Prep school teammates meet on First Four stage
DAYTON, Ohio – Though it’s essentially a play-in game sending one team home from the NCAA tournament three days before half the field even plays, Tuesday and Wednesday night’s games give the competing teams something other teams don’t get.
The stage to themselves.
N.C. State’s T.J. Warren and Xavier’s Semaj Christon figure to put on a pretty good show in Tuesday’s nightcap.
The former prep school roommates at Brewster Academy in New Hampshire have each excelled as sophomores at their respective home-state progreams. The 6’8 Warren was named ACC Player of the Year by the coaches and the media after averaging 24.8 points per game, leading the ACC in scoring and finishing among the top 10 in rebounds and steals.
Warren is the nation’s third-leading scorer; that he won ACC Player of the Year while playing for a team that barely cracked the tournament over the likes of Duke’s Jabari Parker, Virginia’s Malcolm Brogdon and North Carolina’s Marcus Paige says he was pretty dominant.
"T.J.’s been spectacular," N.C. State coach Mark Gottfried said. "I think what I’ve enjoyed the most is watching him mature and grow up. And we forget he’s just a sophomore.
"I think he’s had an All-American-type year, obviously. He’s ACC Player of the Year, and he’s deserved it because I think he’s played at a high level all year long."
Like Warren, Christon was really good as a freshman and has been even better — and much more valuable as an all-around player — in his second college season. His scoring is up two points per game, to 17.2, his shooting percentage is up and his turnovers are down while averaging more than 35 minutes per game.
When Xavier needs a basket, the ball is almost always in Christon’s hands. The smooth 6’3 guard was a unanimous first-team All-Big East pick and took on a captain’s role for Xavier.
"To me he’s one of the best guards in the country in transition," Xavier coach Chris Mack said. "He does a great job of getting in the lane. I think he’s extremely hard to keep out of the lane. He makes the right play almost every single time.

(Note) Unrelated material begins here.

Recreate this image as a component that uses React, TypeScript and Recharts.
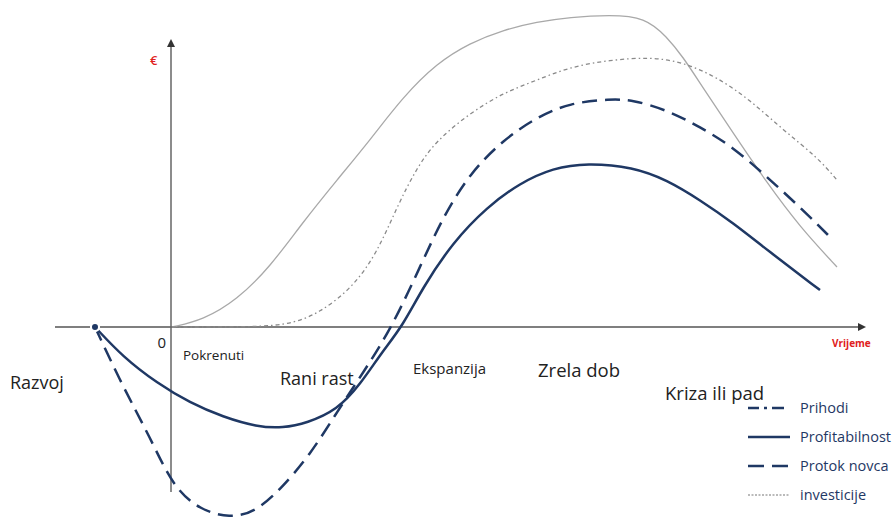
import React from 'react'
import {
  LineChart,
  Line,
  XAxis,
  YAxis,
  ReferenceLine,
  ReferenceDot,
  Legend,
} from 'recharts'

// time (t) and value (v), pairs of [t, v]
const prihodi: [number, number][] = [
  [0, 0], [3.1, 2.3], [6.5, 9], [9.8, 20], [13.1, 35], [16.5, 49], [19.8, 62.3],
  [23.1, 76.7], [26.5, 88], [29.8, 94.7], [33.1, 99], [36.5, 101.7], [39.8, 103.3],
  [43.8, 104], [47.3, 103.3], [49.5, 96.7], [51.1, 90], [52.8, 81.3], [56.1, 64.7],
  [59.5, 48], [62.8, 33.3], [66.5, 20],
]

const investicije: [number, number][] = [
  [0, 0], [5.8, 0], [11.5, 0.3], [14.8, 4.7], [18.1, 13.3], [20.5, 24.7], [22.5, 40],
  [24.5, 53.3], [26.5, 62.3], [29.8, 71.3], [33.1, 78], [36.5, 82.3], [39.8, 86.7],
  [43.8, 89], [47.8, 90], [51.1, 88.3], [54.5, 83.3], [57.8, 75.7], [61.1, 65.7],
  [64.5, 56.7], [66.5, 49],
]

const protokNovca: [number, number][] = [
  [-7.7, 0], [-4.9, -20], [-2.2, -36.7], [0.1, -53.3], [2.8, -61], [5.8, -63.7],
  [8.3, -61.7], [10.8, -54.3], [13.8, -42.7], [16.5, -28.3], [19.3, -14.3], [22, 0],
  [24.8, 20], [27.1, 36.7], [29.8, 51.3], [33.1, 62.3], [36.5, 70], [39.8, 74.7],
  [43.8, 76], [46.1, 75.7], [49.5, 72.3], [52.8, 66.7], [56.1, 60], [59.5, 50],
  [62.8, 40], [66.1, 29],
]

const profitabilnost: [number, number][] = [
  [-7.7, 0], [-4.9, -10], [-1.5, -18.7], [1.8, -25.3], [5.1, -30], [8.5, -33.3],
  [11.1, -33.7], [13.5, -32], [16.5, -27.7], [18.8, -19.3], [21, -8.3], [23, 0],
  [25.1, 13.3], [28.1, 28.3], [31.5, 40], [34.8, 48], [38.1, 53], [41.5, 54.7],
  [46.1, 53.3], [49.5, 49], [52.8, 42.3], [56.1, 34.7], [59.5, 25.7], [64.8, 12.3],
]

const stages = ['Razvoj', 'Pokrenuti', 'Rani rast', 'Ekspanzija', 'Zrela dob', 'Kriza ili pad']
const legendNames = ['Prihodi', 'Profitabilnost', 'Protok novca', 'investicije']
const yLabel = '€'
const xLabel = 'Vrijeme'
const originLabel = '0'

const toPoints = (pairs: [number, number][]) => pairs.map(([t, v]) => ({ t, v }))

const NAVY = '#1F3864'
const FONT = '"Open Sans", "Noto Sans", sans-serif'

// where each stage label sits, in chart units
const stageLayout = [
  { t: -16.2, v: -18.3, size: 18 },
  { t: 1.1, v: -9.3, size: 13.5 },
  { t: 10.8, v: -17, size: 18 },
  { t: 24.1, v: -13.7, size: 15 },
  { t: 36.6, v: -14.3, size: 18.5 },
  { t: 49.3, v: -22, size: 18.5 },
]

const legendStyles = [
  { stroke: NAVY, width: 2.5, dash: '11 5 3 5 12 20' },
  { stroke: NAVY, width: 2.5, dash: undefined },
  { stroke: NAVY, width: 2.5, dash: '16 8' },
  { stroke: '#777', width: 1.2, dash: '2 1.5' },
]

function textShape(value: string, size: number, color: string, weight = 400, anchor = 'start') {
  return (p: any) => (
    <text
      x={p.cx}
      y={p.cy}
      fontSize={size}
      fontWeight={weight}
      fill={color}
      fontFamily={FONT}
      textAnchor={anchor}
      dominantBaseline="central"
    >
      {value}
    </text>
  )
}

function LegendBox() {
  return (
    <div style={{ fontFamily: FONT, fontSize: 14.5, fontWeight: 500, color: NAVY }}>
      {legendNames.map((name, i) => (
        <div key={name} style={{ display: 'flex', alignItems: 'center', height: 29 }}>
          <svg width={54} height={10}>
            <line
              x1={2}
              y1={5}
              x2={44}
              y2={5}
              stroke={legendStyles[i].stroke}
              strokeWidth={legendStyles[i].width}
              strokeDasharray={legendStyles[i].dash}
            />
          </svg>
          <span>{name}</span>
        </div>
      ))}
    </div>
  )
}

export default function App() {
  return (
    <div style={{ position: 'absolute', left: 0, top: 0, width: 895, height: 521, background: '#fff' }}>
      <LineChart width={895} height={521} margin={{ top: 0, right: 0, bottom: 0, left: 0 }}>
        <XAxis dataKey="t" type="number" domain={[-17.2, 72.3]} hide allowDataOverflow />
        <YAxis dataKey="v" type="number" domain={[-64.67, 109]} hide allowDataOverflow />

        <ReferenceLine
          segment={[{ x: -11.7, y: 0 }, { x: 68.6, y: 0 }]}
          stroke="#555"
          strokeWidth={1.5}
        />
        <ReferenceLine
          segment={[{ x: -0.1, y: -55 }, { x: -0.1, y: 94 }]}
          stroke="#666"
          strokeWidth={1.5}
        />
        <ReferenceDot
          x={68.6}
          y={0}
          r={0}
          shape={(p: any) => (
            <polygon points={`${p.cx},${p.cy - 4} ${p.cx + 8},${p.cy} ${p.cx},${p.cy + 4}`} fill="#333" />
          )}
        />
        <ReferenceDot
          x={-0.1}
          y={96}
          r={0}
          shape={(p: any) => (
            <polygon points={`${p.cx - 4},${p.cy + 8} ${p.cx},${p.cy} ${p.cx + 4},${p.cy + 8}`} fill="#333" />
          )}
        />

        <Line
          data={toPoints(prihodi)}
          dataKey="v"
          name="Prihodi"
          type="basis"
          stroke="#a9a9a9"
          strokeWidth={1.3}
          dot={false}
          isAnimationActive={false}
        />
        <Line
          data={toPoints(investicije)}
          dataKey="v"
          name="investicije"
          type="basis"
          stroke="#8a8a8a"
          strokeWidth={1.3}
          strokeDasharray="4 3 1.5 3"
          dot={false}
          isAnimationActive={false}
        />
        <Line
          data={toPoints(protokNovca)}
          dataKey="v"
          name="Protok novca"
          type="basis"
          stroke={NAVY}
          strokeWidth={2.5}
          strokeDasharray="15 8"
          dot={false}
          isAnimationActive={false}
        />
        <Line
          data={toPoints(profitabilnost)}
          dataKey="v"
          name="Profitabilnost"
          type="basis"
          stroke={NAVY}
          strokeWidth={2.5}
          dot={false}
          isAnimationActive={false}
        />

        {stages.map((s, i) => (
          <ReferenceDot
            key={s}
            x={stageLayout[i].t}
            y={stageLayout[i].v}
            r={0}
            shape={textShape(s, stageLayout[i].size, '#222')}
          />
        ))}
        <ReferenceDot x={-2.2} y={89} r={0} shape={textShape(yLabel, 13, '#e02020', 600)} />
        <ReferenceDot x={-0.6} y={-5} r={0} shape={textShape(originLabel, 15, '#222', 400, 'end')} />
        <ReferenceDot x={66.0} y={-5.3} r={0} shape={textShape(xLabel, 10, '#e02020', 700)} />

        <Legend
          layout="vertical"
          align="center"
          verticalAlign="middle"
          content={() => <LegendBox />}
          wrapperStyle={{ position: 'absolute', left: 746, top: 393, width: 150 }}
        />
      </LineChart>
    </div>
  )
}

"I’d say over the last 15 or so games, he’s won us games at the free-throw line. And he’s not a one-way player. He plays defense. He takes just as much pride on the defensive end as he does the offensive end. He had a huge steal in our Providence win at home against Bryce Cotton that sealed the game. To me he’s one of the best players in the country, and I know he’s anxious to play in this tournament."

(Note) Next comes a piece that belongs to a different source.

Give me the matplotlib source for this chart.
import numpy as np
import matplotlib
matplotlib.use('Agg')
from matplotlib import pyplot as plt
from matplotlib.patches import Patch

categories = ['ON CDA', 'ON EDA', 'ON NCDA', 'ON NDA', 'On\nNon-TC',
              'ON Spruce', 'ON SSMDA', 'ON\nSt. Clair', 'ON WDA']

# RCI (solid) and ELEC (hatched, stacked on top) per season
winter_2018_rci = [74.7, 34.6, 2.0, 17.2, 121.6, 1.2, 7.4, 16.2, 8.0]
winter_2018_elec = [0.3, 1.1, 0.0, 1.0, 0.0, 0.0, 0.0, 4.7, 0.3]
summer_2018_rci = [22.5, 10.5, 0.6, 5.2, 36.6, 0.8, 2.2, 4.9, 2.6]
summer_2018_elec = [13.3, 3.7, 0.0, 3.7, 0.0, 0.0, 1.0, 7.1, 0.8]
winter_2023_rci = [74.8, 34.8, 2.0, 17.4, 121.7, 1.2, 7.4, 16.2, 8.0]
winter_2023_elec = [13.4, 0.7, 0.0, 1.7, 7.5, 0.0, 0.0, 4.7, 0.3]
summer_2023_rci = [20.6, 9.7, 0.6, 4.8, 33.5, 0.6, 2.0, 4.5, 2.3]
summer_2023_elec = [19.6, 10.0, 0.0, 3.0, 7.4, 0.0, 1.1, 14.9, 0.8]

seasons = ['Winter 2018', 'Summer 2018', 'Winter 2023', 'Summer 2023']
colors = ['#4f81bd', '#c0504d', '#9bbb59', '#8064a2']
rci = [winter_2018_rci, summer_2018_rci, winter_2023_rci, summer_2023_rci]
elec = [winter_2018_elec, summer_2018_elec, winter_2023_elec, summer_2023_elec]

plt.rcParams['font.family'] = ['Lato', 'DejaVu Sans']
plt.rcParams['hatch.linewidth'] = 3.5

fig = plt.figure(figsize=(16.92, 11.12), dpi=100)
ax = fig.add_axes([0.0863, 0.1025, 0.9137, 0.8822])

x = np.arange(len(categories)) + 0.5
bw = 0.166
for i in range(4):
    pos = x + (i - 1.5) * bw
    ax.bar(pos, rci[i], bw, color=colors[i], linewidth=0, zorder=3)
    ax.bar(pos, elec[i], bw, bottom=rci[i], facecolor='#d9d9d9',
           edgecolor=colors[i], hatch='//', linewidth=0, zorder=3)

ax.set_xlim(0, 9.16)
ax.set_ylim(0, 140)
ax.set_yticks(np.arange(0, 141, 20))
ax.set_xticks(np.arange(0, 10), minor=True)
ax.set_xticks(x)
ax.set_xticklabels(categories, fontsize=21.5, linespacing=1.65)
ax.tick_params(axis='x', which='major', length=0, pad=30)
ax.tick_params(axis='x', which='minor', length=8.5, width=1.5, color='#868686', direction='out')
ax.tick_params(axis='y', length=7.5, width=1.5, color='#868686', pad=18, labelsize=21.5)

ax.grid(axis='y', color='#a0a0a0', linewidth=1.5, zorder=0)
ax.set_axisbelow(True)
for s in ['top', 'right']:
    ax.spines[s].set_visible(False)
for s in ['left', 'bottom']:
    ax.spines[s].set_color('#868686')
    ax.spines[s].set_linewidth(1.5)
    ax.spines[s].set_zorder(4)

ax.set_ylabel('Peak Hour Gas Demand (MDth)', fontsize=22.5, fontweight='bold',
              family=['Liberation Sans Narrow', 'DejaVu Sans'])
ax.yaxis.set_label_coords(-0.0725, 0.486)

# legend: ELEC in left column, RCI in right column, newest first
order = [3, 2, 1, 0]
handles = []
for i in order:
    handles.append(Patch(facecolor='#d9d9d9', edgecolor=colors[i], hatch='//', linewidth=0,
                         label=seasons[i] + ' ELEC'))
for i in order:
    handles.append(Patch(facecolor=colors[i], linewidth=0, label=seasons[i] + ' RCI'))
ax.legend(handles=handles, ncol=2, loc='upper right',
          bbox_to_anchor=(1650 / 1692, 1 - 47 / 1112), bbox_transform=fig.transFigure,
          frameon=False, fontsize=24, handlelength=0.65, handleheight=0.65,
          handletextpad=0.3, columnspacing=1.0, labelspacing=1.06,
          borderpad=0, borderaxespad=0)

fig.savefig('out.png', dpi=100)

A Cincinnati native, Christon didn’t decide he would stay home for college until he’d graduated from Winton Woods High School and opted for a postgrad year at Brewster, where Warren would go on to become a McDonald’s All American. Also on that loaded team were Michigan’s Mitch McGary, Marquette’s Deonte Burton, St. John’s Jakaar Sampson and Xavier forward Jalen Reynolds.
"We had five or six players who could score whenever they wanted to," Christon said of that Brewster team. "We did a lot of winning."
Warren is outscoring everybody but Creighton’s Doug McDermott and Niagara’s Antoine Mason this season. He’s doing it inside and out — "he’s extremely difficult to guard," Mack said — and when his Wolfpack teammates can knock down outside shots to make defenses pay for paying too much attention to Warren, N.C. State can be dangerous.
Christon, by the way, hinted that his current team will be paying plenty of attention to his old friend.
"It won’t just be one-on-one," Christon said. "It will be one-on-five."
Warren praised Christon, too, saying "he’s very athletic, very quick, got a good size for a point guard. He can finish at the rim. He’s a great player, so I’m looking forward to getting out there with him."
The winner moves on the play No. 5 seed Saint Louis in Orlando on Thursday. Xavier didn’t make the tournament last season, while N.C. State returns to the University of Dayton Arena after losing a first-round game to Temple last year.
That was an experienced team on which Warren was a very talented complementary piece. Now, he’s very much his own man — and looms as a very big roadblock for Xavier’s hopes of further postseason action.
"Last year he was a really good freshman player," Gottfried said. "He improved his foul shooting, improved his 3-point shooting. He’s improved his demeanor. He’s matured. He’s also learned how to accept the fact that he needs to play well for us to have a chance, and he knows that.
"And sometimes that comes with maturity. Sometimes, you’re not ready to do that. Like even at the beginning of the year, we came up here and played Cincinnati, I think our second game, and he wasn’t comfortable all the way just yet with that. I think as the season wore on, he began to be more comfortable. So he’s had a terrific year."
Tuesday night, he’ll see familiar faces in what’s at least a somewhat familiar place. And the stakes for all involved will be very high.
"I truly believe this is the greatest show on earth in sports," Gottfried said. "I don’t think there’s anything like the NCAA tournament."